Andy Westlake tests Pentax's latest fully featured mid-range DSLR with in-body image stabilisation
Pentax K-70 – Build and handling
As we’d expect for the price, the K-70’s body is constructed mainly of plastic; it has a softer, more rounded look than the angular K-S2. There’s nothing to complain about in terms of fit and finish, and unlike its rivals the camera is dust and splash-proof when used with one of the wide range of WR-designated Pentax lenses.
The K-70 is unusually shaped, with a small frontal area but larger-than-usual depth from the lens mount to the screen, to accommodate the image-stabilisation unit. Its grip is also very large – almost 3in deep front to back – which will be welcome to those with larger hands. The chunky rubber coating and pronounced ‘hook’ for your middle finger gives a very secure hold, especially with larger lenses, and I was quite happy to carry the camera around one-handed for extended periods, which isn’t often the case with small DSLRs.

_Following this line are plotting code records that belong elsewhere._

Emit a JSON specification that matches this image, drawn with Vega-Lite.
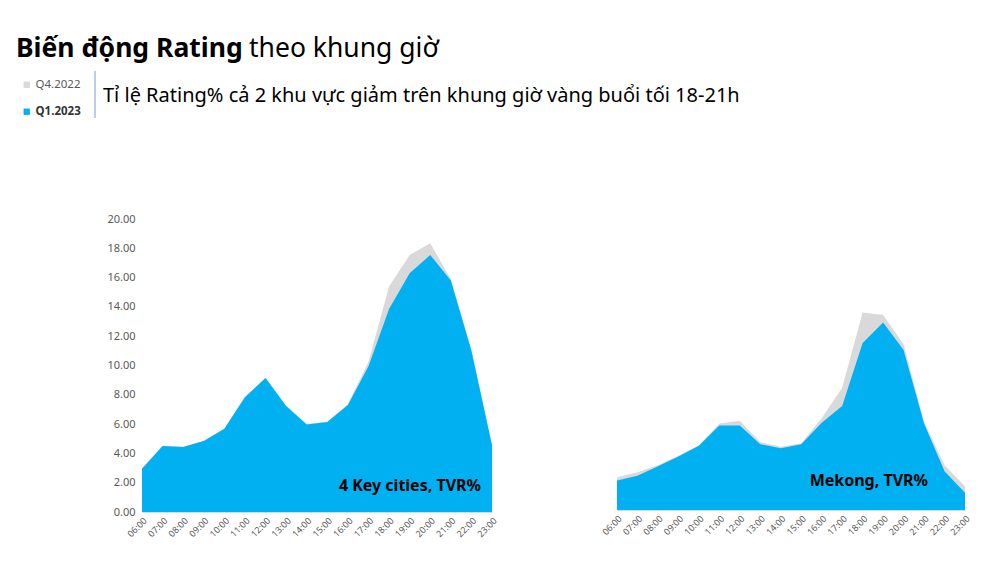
{
  "$schema": "https://vega.github.io/schema/vega-lite/v6.json",
  "background": "white",
  "padding": {"left": 16, "top": 36, "right": 5, "bottom": 5},
  "bounds": "flush",
  "spacing": 125,
  "config": {"view": {"stroke": null}, "font": "Noto Sans"},
  "datasets": {
    "tv": [
      {"region": "4KC", "hour": "06:00", "q": "Q4.2022", "v": 2.97},
      {"region": "4KC", "hour": "07:00", "q": "Q4.2022", "v": 4.52},
      {"region": "4KC", "hour": "08:00", "q": "Q4.2022", "v": 4.45},
      {"region": "4KC", "hour": "09:00", "q": "Q4.2022", "v": 4.86},
      {"region": "4KC", "hour": "10:00", "q": "Q4.2022", "v": 5.70},
      {"region": "4KC", "hour": "11:00", "q": "Q4.2022", "v": 7.86},
      {"region": "4KC", "hour": "12:00", "q": "Q4.2022", "v": 9.16},
      {"region": "4KC", "hour": "13:00", "q": "Q4.2022", "v": 7.25},
      {"region": "4KC", "hour": "14:00", "q": "Q4.2022", "v": 6.00},
      {"region": "4KC", "hour": "15:00", "q": "Q4.2022", "v": 6.16},
      {"region": "4KC", "hour": "16:00", "q": "Q4.2022", "v": 7.35},
      {"region": "4KC", "hour": "17:00", "q": "Q4.2022", "v": 10.25},
      {"region": "4KC", "hour": "18:00", "q": "Q4.2022", "v": 15.40},
      {"region": "4KC", "hour": "19:00", "q": "Q4.2022", "v": 17.55},
      {"region": "4KC", "hour": "20:00", "q": "Q4.2022", "v": 18.34},
      {"region": "4KC", "hour": "21:00", "q": "Q4.2022", "v": 15.90},
      {"region": "4KC", "hour": "22:00", "q": "Q4.2022", "v": 11.10},
      {"region": "4KC", "hour": "23:00", "q": "Q4.2022", "v": 4.60},
      {"region": "4KC", "hour": "06:00", "q": "Q1.2023", "v": 2.95},
      {"region": "4KC", "hour": "07:00", "q": "Q1.2023", "v": 4.50},
      {"region": "4KC", "hour": "08:00", "q": "Q1.2023", "v": 4.43},
      {"region": "4KC", "hour": "09:00", "q": "Q1.2023", "v": 4.84},
      {"region": "4KC", "hour": "10:00", "q": "Q1.2023", "v": 5.68},
      {"region": "4KC", "hour": "11:00", "q": "Q1.2023", "v": 7.84},
      {"region": "4KC", "hour": "12:00", "q": "Q1.2023", "v": 9.14},
      {"region": "4KC", "hour": "13:00", "q": "Q1.2023", "v": 7.23},
      {"region": "4KC", "hour": "14:00", "q": "Q1.2023", "v": 5.98},
      {"region": "4KC", "hour": "15:00", "q": "Q1.2023", "v": 6.14},
      {"region": "4KC", "hour": "16:00", "q": "Q1.2023", "v": 7.30},
      {"region": "4KC", "hour": "17:00", "q": "Q1.2023", "v": 9.95},
      {"region": "4KC", "hour": "18:00", "q": "Q1.2023", "v": 13.86},
      {"region": "4KC", "hour": "19:00", "q": "Q1.2023", "v": 16.30},
      {"region": "4KC", "hour": "20:00", "q": "Q1.2023", "v": 17.55},
      {"region": "4KC", "hour": "21:00", "q": "Q1.2023", "v": 15.80},
      {"region": "4KC", "hour": "22:00", "q": "Q1.2023", "v": 11.00},
      {"region": "4KC", "hour": "23:00", "q": "Q1.2023", "v": 4.55},
      {"region": "MK", "hour": "06:00", "q": "Q4.2022", "v": 2.25},
      {"region": "MK", "hour": "07:00", "q": "Q4.2022", "v": 2.59},
      {"region": "MK", "hour": "08:00", "q": "Q4.2022", "v": 3.07},
      {"region": "MK", "hour": "09:00", "q": "Q4.2022", "v": 3.73},
      {"region": "MK", "hour": "10:00", "q": "Q4.2022", "v": 4.45},
      {"region": "MK", "hour": "11:00", "q": "Q4.2022", "v": 5.95},
      {"region": "MK", "hour": "12:00", "q": "Q4.2022", "v": 6.14},
      {"region": "MK", "hour": "13:00", "q": "Q4.2022", "v": 4.66},
      {"region": "MK", "hour": "14:00", "q": "Q4.2022", "v": 4.34},
      {"region": "MK", "hour": "15:00", "q": "Q4.2022", "v": 4.59},
      {"region": "MK", "hour": "16:00", "q": "Q4.2022", "v": 6.30},
      {"region": "MK", "hour": "17:00", "q": "Q4.2022", "v": 8.41},
      {"region": "MK", "hour": "18:00", "q": "Q4.2022", "v": 13.57},
      {"region": "MK", "hour": "19:00", "q": "Q4.2022", "v": 13.40},
      {"region": "MK", "hour": "20:00", "q": "Q4.2022", "v": 11.40},
      {"region": "MK", "hour": "21:00", "q": "Q4.2022", "v": 6.07},
      {"region": "MK", "hour": "22:00", "q": "Q4.2022", "v": 3.07},
      {"region": "MK", "hour": "23:00", "q": "Q4.2022", "v": 1.64},
      {"region": "MK", "hour": "06:00", "q": "Q1.2023", "v": 2.02},
      {"region": "MK", "hour": "07:00", "q": "Q1.2023", "v": 2.36},
      {"region": "MK", "hour": "08:00", "q": "Q1.2023", "v": 3.00},
      {"region": "MK", "hour": "09:00", "q": "Q1.2023", "v": 3.68},
      {"region": "MK", "hour": "10:00", "q": "Q1.2023", "v": 4.41},
      {"region": "MK", "hour": "11:00", "q": "Q1.2023", "v": 5.80},
      {"region": "MK", "hour": "12:00", "q": "Q1.2023", "v": 5.80},
      {"region": "MK", "hour": "13:00", "q": "Q1.2023", "v": 4.52},
      {"region": "MK", "hour": "14:00", "q": "Q1.2023", "v": 4.25},
      {"region": "MK", "hour": "15:00", "q": "Q1.2023", "v": 4.52},
      {"region": "MK", "hour": "16:00", "q": "Q1.2023", "v": 6.00},
      {"region": "MK", "hour": "17:00", "q": "Q1.2023", "v": 7.14},
      {"region": "MK", "hour": "18:00", "q": "Q1.2023", "v": 11.48},
      {"region": "MK", "hour": "19:00", "q": "Q1.2023", "v": 12.89},
      {"region": "MK", "hour": "20:00", "q": "Q1.2023", "v": 11.00},
      {"region": "MK", "hour": "21:00", "q": "Q1.2023", "v": 5.95},
      {"region": "MK", "hour": "22:00", "q": "Q1.2023", "v": 2.66},
      {"region": "MK", "hour": "23:00", "q": "Q1.2023", "v": 1.18}
    ]
  },
  "resolve": {"scale": {"color": "independent"}, "legend": {"color": "independent"}},
  "hconcat": [
    {
      "width": 350,
      "height": 293,
      "layer": [
        {
          "data": {"name": "tv"},
          "transform": [{"filter": "datum.region == '4KC' && datum.q == 'Q4.2022'"}],
          "mark": {"type": "area", "stack": null},
          "encoding": {
            "x": {"field": "hour", "type": "ordinal", "scale": {"type": "point", "padding": 0}, "title": null,
              "axis": {"labelAngle": -45, "labelFontSize": 9, "labelColor": "#595959", "ticks": false, "labelPadding": 4, "domainColor": "#D9D9D9", "labelOverlap": false}},
            "y": {"field": "v", "type": "quantitative", "stack": null, "scale": {"domain": [0, 20]}, "title": null,
              "axis": {"values": [0, 2, 4, 6, 8, 10, 12, 14, 16, 18, 20], "tickCount": 12, "format": ".2f", "grid": false, "domain": false, "ticks": false, "labelPadding": 7, "labelFontSize": 11, "labelColor": "#595959", "labelOverlap": false}},
            "color": {"field": "q", "type": "nominal", "scale": {"domain": ["Q4.2022", "Q1.2023"], "range": ["#D9D9D9", "#00B0F0"]},
              "legend": {"orient": "none", "legendX": -121, "legendY": -140, "title": null, "symbolType": "square", "symbolSize": 40, "symbolStrokeWidth": 0, "labelFontSize": 11.5, "labelColor": {"expr": "datum.label == 'Q1.2023' ? '#333333' : '#595959'"}, "labelFontWeight": {"expr": "datum.label == 'Q1.2023' ? 'bold' : 'normal'"}, "rowPadding": 14, "labelOffset": 3, "padding": 0}}
          }
        },
        {
          "data": {"name": "tv"},
          "transform": [{"filter": "datum.region == '4KC' && datum.q == 'Q1.2023'"}],
          "mark": {"type": "area", "stack": null},
          "encoding": {
            "x": {"field": "hour", "type": "ordinal"},
            "y": {"field": "v", "type": "quantitative", "stack": null},
            "color": {"field": "q", "type": "nominal"}
          }
        },
        {
          "data": {"values": [{"hour": "23:00", "v": 1.8, "label": "4 Key cities, TVR%"}]},
          "mark": {"type": "text", "align": "right", "baseline": "middle", "fontSize": 16, "fontWeight": "bold", "color": "#000000", "dx": -11},
          "encoding": {
            "x": {"field": "hour", "type": "ordinal"},
            "y": {"field": "v", "type": "quantitative"},
            "text": {"field": "label"}
          }
        },
        {
          "data": {"values": [{"t": "Biến động Rating"}]},
          "mark": {"type": "text", "align": "left", "baseline": "top", "fontSize": 26.5, "fontWeight": "bold", "color": "#000000"},
          "encoding": {"x": {"value": -126}, "y": {"value": -183}, "text": {"field": "t"}}
        },
        {
          "data": {"values": [{"t": "theo khung giờ"}]},
          "mark": {"type": "text", "align": "left", "baseline": "top", "fontSize": 26.5, "color": "#000000"},
          "encoding": {"x": {"value": 107}, "y": {"value": -183}, "text": {"field": "t"}}
        },
        {
          "data": {"values": [{"t": "Tỉ lệ Rating% cả 2 khu vực giảm trên khung giờ vàng buổi tối 18-21h"}]},
          "mark": {"type": "text", "align": "left", "baseline": "top", "fontSize": 20, "color": "#000000"},
          "encoding": {"x": {"value": -39}, "y": {"value": -133}, "text": {"field": "t"}}
        },
        {
          "data": {"values": [{}]},
          "mark": {"type": "rule", "color": "#8FAADC", "strokeWidth": 1.2},
          "encoding": {"x": {"value": -47}, "y": {"value": -148}, "y2": {"value": -101}}
        }
      ]
    },
    {
      "width": 348,
      "height": 291,
      "layer": [
        {
          "data": {"name": "tv"},
          "transform": [{"filter": "datum.region == 'MK' && datum.q == 'Q4.2022'"}],
          "mark": {"type": "area", "stack": null},
          "encoding": {
            "x": {"field": "hour", "type": "ordinal", "scale": {"type": "point", "padding": 0}, "title": null,
              "axis": {"labelAngle": -45, "labelFontSize": 9, "labelColor": "#595959", "ticks": false, "labelPadding": 4, "domainColor": "#D9D9D9", "labelOverlap": false}},
            "y": {"field": "v", "type": "quantitative", "stack": null, "scale": {"domain": [0, 20]}, "axis": null},
            "color": {"field": "q", "type": "nominal", "scale": {"domain": ["Q4.2022", "Q1.2023"], "range": ["#D9D9D9", "#00B0F0"]}, "legend": null}
          }
        },
        {
          "data": {"name": "tv"},
          "transform": [{"filter": "datum.region == 'MK' && datum.q == 'Q1.2023'"}],
          "mark": {"type": "area", "stack": null},
          "encoding": {
            "x": {"field": "hour", "type": "ordinal"},
            "y": {"field": "v", "type": "quantitative", "stack": null},
            "color": {"field": "q", "type": "nominal", "legend": null}
          }
        },
        {
          "data": {"values": [{"hour": "23:00", "v": 2.0, "label": "Mekong, TVR%"}]},
          "mark": {"type": "text", "align": "right", "baseline": "middle", "fontSize": 16, "fontWeight": "bold", "color": "#000000", "dx": -37},
          "encoding": {
            "x": {"field": "hour", "type": "ordinal"},
            "y": {"field": "v", "type": "quantitative"},
            "text": {"field": "label"}
          }
        }
      ]
    }
  ]
}
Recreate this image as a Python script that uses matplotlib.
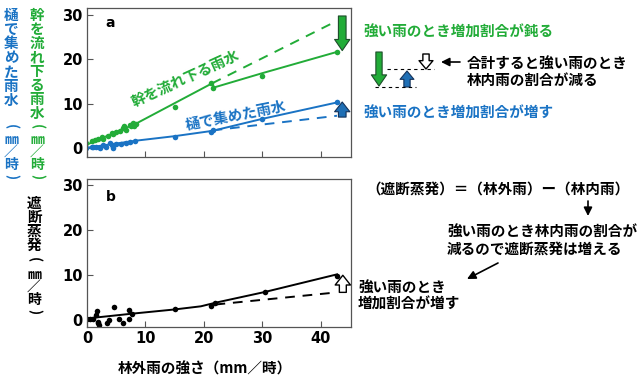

The large grip gives plenty of space for controls, and the K-70 makes use of it by including twin electronic control dials front and rear, in contrast to most other cameras at this price point which usually only have one. The front dial is placed rather far forward of the shutter button, while the rear dial is perhaps too close to the viewfinder, so operating them can be a bit of a stretch. But usefully, their functions can be customised for each exposure mode, which is unusual at this price and means photographers should be able to set the camera up to their liking.
Like the K-S2, the D-pad on the camera’s back serves double duty. The directional keys provide quick access to ISO, white balance, flash and drive modes, but can be toggled to give direct control of the AF area by holding down the OK button in their centre. I find this to be a great system compared to either the Canon EOS 750D, which requires lots of thumb movement to move the AF point, or the Nikon D5500, which demands extra button prodding to change those secondary settings.
Perhaps the K-70’s best feature, though, is the Info button on the back. Pressing this calls up a grid of a further 20 settings that can be changed by selecting the relevant icon and rotating the rear dial. It’s simply laid out and easy to understand, and means you’ll only rarely have to venture into the menus.
Alongside the usual set of exposure modes, the K-70 incorporates some that are unique to Pentax. The TAv mode lets you fix the shutter speed and aperture, then have the camera adjust the ISO to match, taking into account any exposure compensation you wish to apply. Other brands now offer much the same concept with auto-ISO in manual-exposure mode, but the Pentax approach is arguably more logical.